_PROMPT:_ Extract word for word the lines of the listing from its start to the line holding "x_iter = list(range(17))", both ends kept; pictures are not part of the copy.

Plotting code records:
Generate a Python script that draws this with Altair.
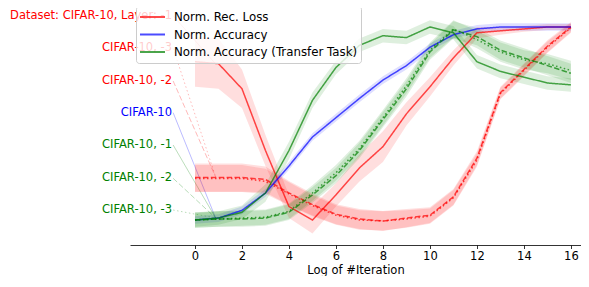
import altair as alt
import pandas as pd

# ---------------- data (normalised values) ----------------
x_iter = list(range(17))

rec_l1 = [0.82, 0.81, 0.68, 0.36, 0.07, 0.00, 0.13, 0.27, 0.38, 0.55, 0.69, 0.84, 0.97, 0.98, 0.99, 1.00, 1.00]
rec_l1_err = [0.13, 0.13, 0.10, 0.08, 0.06, 0.07, 0.06, 0.07, 0.08, 0.06, 0.05, 0.04, 0.03, 0.02, 0.015, 0.015, 0.015]

rec_l2 = [0.22, 0.22, 0.22, 0.21, 0.14, 0.08, 0.03, 0.005, -0.005, 0.01, 0.025, 0.12, 0.32, 0.66, 0.78, 0.90, 1.00]
rec_l2_err = [0.073, 0.073, 0.073, 0.067, 0.062, 0.057, 0.052, 0.052, 0.052, 0.047, 0.041, 0.041, 0.036, 0.031, 0.031, 0.031, 0.026]

rec_l3 = [0.215, 0.215, 0.215, 0.20, 0.135, 0.075, 0.025, 0.0, -0.005, 0.005, 0.02, 0.115, 0.31, 0.655, 0.775, 0.895, 0.995]
rec_l3_err = [0.07, 0.07, 0.07, 0.065, 0.06, 0.055, 0.05, 0.05, 0.05, 0.045, 0.04, 0.04, 0.034, 0.03, 0.03, 0.03, 0.025]

acc = [0.00, 0.01, 0.05, 0.14, 0.28, 0.43, 0.53, 0.63, 0.725, 0.80, 0.895, 0.96, 0.99, 1.0, 1.0, 1.0, 1.0]
acc_err = [0.02] * 17

tr_l1 = [0.00, 0.01, 0.04, 0.14, 0.36, 0.62, 0.79, 0.905, 0.955, 0.945, 1.0, 0.97, 0.82, 0.77, 0.74, 0.71, 0.70]
tr_l1_err = [0.035, 0.035, 0.035, 0.045, 0.045, 0.04, 0.035, 0.035, 0.035, 0.035, 0.035, 0.035, 0.035, 0.035, 0.035, 0.035, 0.035]

tr_l2 = [0.00, 0.005, 0.005, 0.01, 0.04, 0.13, 0.23, 0.36, 0.52, 0.68, 0.87, 0.985, 0.95, 0.88, 0.84, 0.80, 0.76]
tr_l2_err = [0.04, 0.04, 0.04, 0.04, 0.04, 0.04, 0.04, 0.04, 0.04, 0.04, 0.04, 0.045, 0.045, 0.05, 0.05, 0.05, 0.05]

tr_l3 = [0.00, 0.005, 0.01, 0.015, 0.045, 0.14, 0.245, 0.37, 0.53, 0.695, 0.88, 0.99, 0.935, 0.87, 0.83, 0.81, 0.775]
tr_l3_err = [0.04, 0.04, 0.04, 0.04, 0.04, 0.04, 0.04, 0.04, 0.04, 0.04, 0.04, 0.045, 0.045, 0.05, 0.05, 0.05, 0.05]

metric_names = ["Norm. Rec. Loss", "Norm. Accuracy", "Norm. Accuracy (Transfer Task)"]
metric_colors = ["#ff0000", "#0000ff", "#008000"]
layer_names = ["-1", "-2", "-3"]

label_texts = ["Dataset: CIFAR-10, Layer: -1", "CIFAR-10, -3", "CIFAR-10, -2", "CIFAR-10",
               "CIFAR-10, -1", "CIFAR-10, -2", "CIFAR-10, -3"]
label_metric = [metric_names[0], metric_names[0], metric_names[0], metric_names[1],
                metric_names[2], metric_names[2], metric_names[2]]
label_layer = ["-1", "-3", "-2", "-1", "-1", "-2", "-3"]
label_y = [1.0585, 0.8896, 0.7202, 0.5560, 0.3886, 0.2161, 0.0518]
label_target_y = [0.808, 0.223, 0.223, 0.0104, 0.0104, 0.0104, 0.0104]
label_x = -0.98
label_line_x = -0.93
label_target_x = 0.88

FONT = "DejaVu Sans"
FS = 11.5
LFS = 11.8

# ---------------- tables ----------------
series = [
    (metric_names[0], "-1", rec_l1, rec_l1_err),
    (metric_names[0], "-2", rec_l2, rec_l2_err),
    (metric_names[0], "-3", rec_l3, rec_l3_err),
    (metric_names[1], "-1", acc, acc_err),
    (metric_names[2], "-1", tr_l1, tr_l1_err),
    (metric_names[2], "-2", tr_l2, tr_l2_err),
    (metric_names[2], "-3", tr_l3, tr_l3_err),
]
rows = []
for m, l, ys, es in series:
    for xi, yv, ev in zip(x_iter, ys, es):
        rows.append(dict(x=xi, y=yv, lo=yv - ev, hi=yv + ev, metric=m, layer=l, key=m + l))
df = pd.DataFrame(rows)

lab = pd.DataFrame(dict(text=label_texts, metric=label_metric, layer=label_layer,
                        y=label_y, ty=label_target_y))
lab["x"] = label_x
lab["lx"] = label_line_x
lab["tx"] = label_target_x

xscale = alt.Scale(domain=[-2.766, 16.43], nice=False, zero=False)
yscale = alt.Scale(domain=[-0.1295, 1.088], nice=False, zero=False)


def cscale():
    return alt.Scale(domain=metric_names, range=metric_colors)


def dscale():
    return alt.Scale(domain=layer_names, range=[[1, 0], [5.5, 2.4], [1.5, 2.5]])


xaxis = alt.Axis(values=list(range(0, 17, 2)), grid=False, title="Log of #Iteration",
                 labelFont=FONT, labelFontSize=FS, labelColor="#000000", labelPadding=2,
                 tickColor="#000000", tickSize=3.5, tickWidth=0.8,
                 domainColor="#000000", domainWidth=0.8,
                 titleFont=FONT, titleFontSize=FS, titleFontWeight="normal",
                 titleColor="#000000", titlePadding=2)

X = alt.X("x:Q", scale=xscale, axis=xaxis)

rules = alt.Chart(lab).mark_rule(strokeWidth=1, opacity=0.28).encode(
    x=alt.X("lx:Q", scale=xscale, axis=xaxis),
    y=alt.Y("y:Q", scale=yscale, axis=None),
    x2="tx:Q",
    y2="ty:Q",
    color=alt.Color("metric:N", scale=cscale(), legend=None),
    strokeDash=alt.StrokeDash("layer:N", scale=dscale(), legend=None),
)

bands = alt.Chart(df).mark_area(opacity=0.13).encode(
    x=X,
    y=alt.Y("lo:Q", scale=yscale, axis=None),
    y2="hi:Q",
    color=alt.Color("metric:N", scale=cscale(), legend=None),
    detail="key:N",
)

lines = alt.Chart(df).mark_line(strokeWidth=1.5, opacity=0.7).encode(
    x=X,
    y=alt.Y("y:Q", scale=yscale, axis=None),
    color=alt.Color("metric:N", scale=cscale(), title=None,
                    legend=alt.Legend(orient="none", legendX=6, legendY=-4,
                                      symbolType="stroke", symbolSize=625, symbolStrokeWidth=2,
                                      clipHeight=16, rowPadding=1.5, padding=3,
                                      labelFont=FONT, labelFontSize=LFS, labelColor="#000000",
                                      labelOffset=8, labelLimit=400,
                                      strokeColor="#cccccc", fillColor="rgba(255,255,255,0.8)",
                                      cornerRadius=3)),
    strokeDash=alt.StrokeDash("layer:N", scale=dscale(), legend=None),
    detail="key:N",
)

texts = alt.Chart(lab).mark_text(align="right", baseline="middle", font=FONT, fontSize=FS).encode(
    x=alt.X("x:Q", scale=xscale, axis=xaxis),
    y=alt.Y("y:Q", scale=yscale, axis=None),
    text="text:N",
    color=alt.Color("metric:N", scale=cscale(), legend=None),
)

chart = alt.layer(rules, bands, lines, texts).resolve_scale(
    color="independent", strokeDash="independent"
).resolve_legend(color="independent", strokeDash="independent").properties(
    width=451, height=235,
    autosize=alt.AutoSizeParams(type="none"),
    padding={"left": 122, "top": 2, "right": 0, "bottom": 31},
).configure_view(stroke=None)

chart.save("out.html", embed_options={"renderer": "svg", "actions": False})
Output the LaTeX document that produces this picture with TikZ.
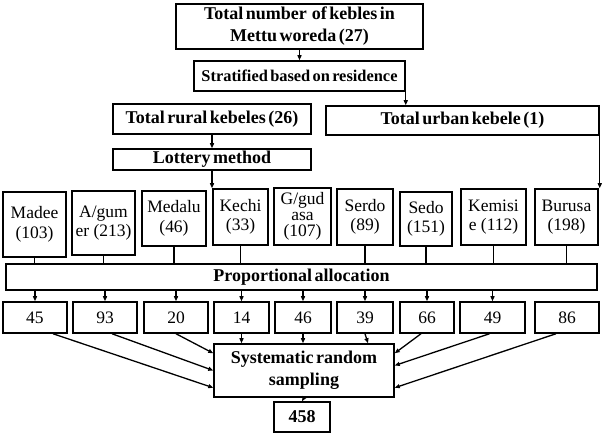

_THE OUTPUT:_
Generate a Python script that draws this with Altair.
import altair as alt
import pandas as pd

# ---------------- data (normalised values) ----------------
x_iter = list(range(17))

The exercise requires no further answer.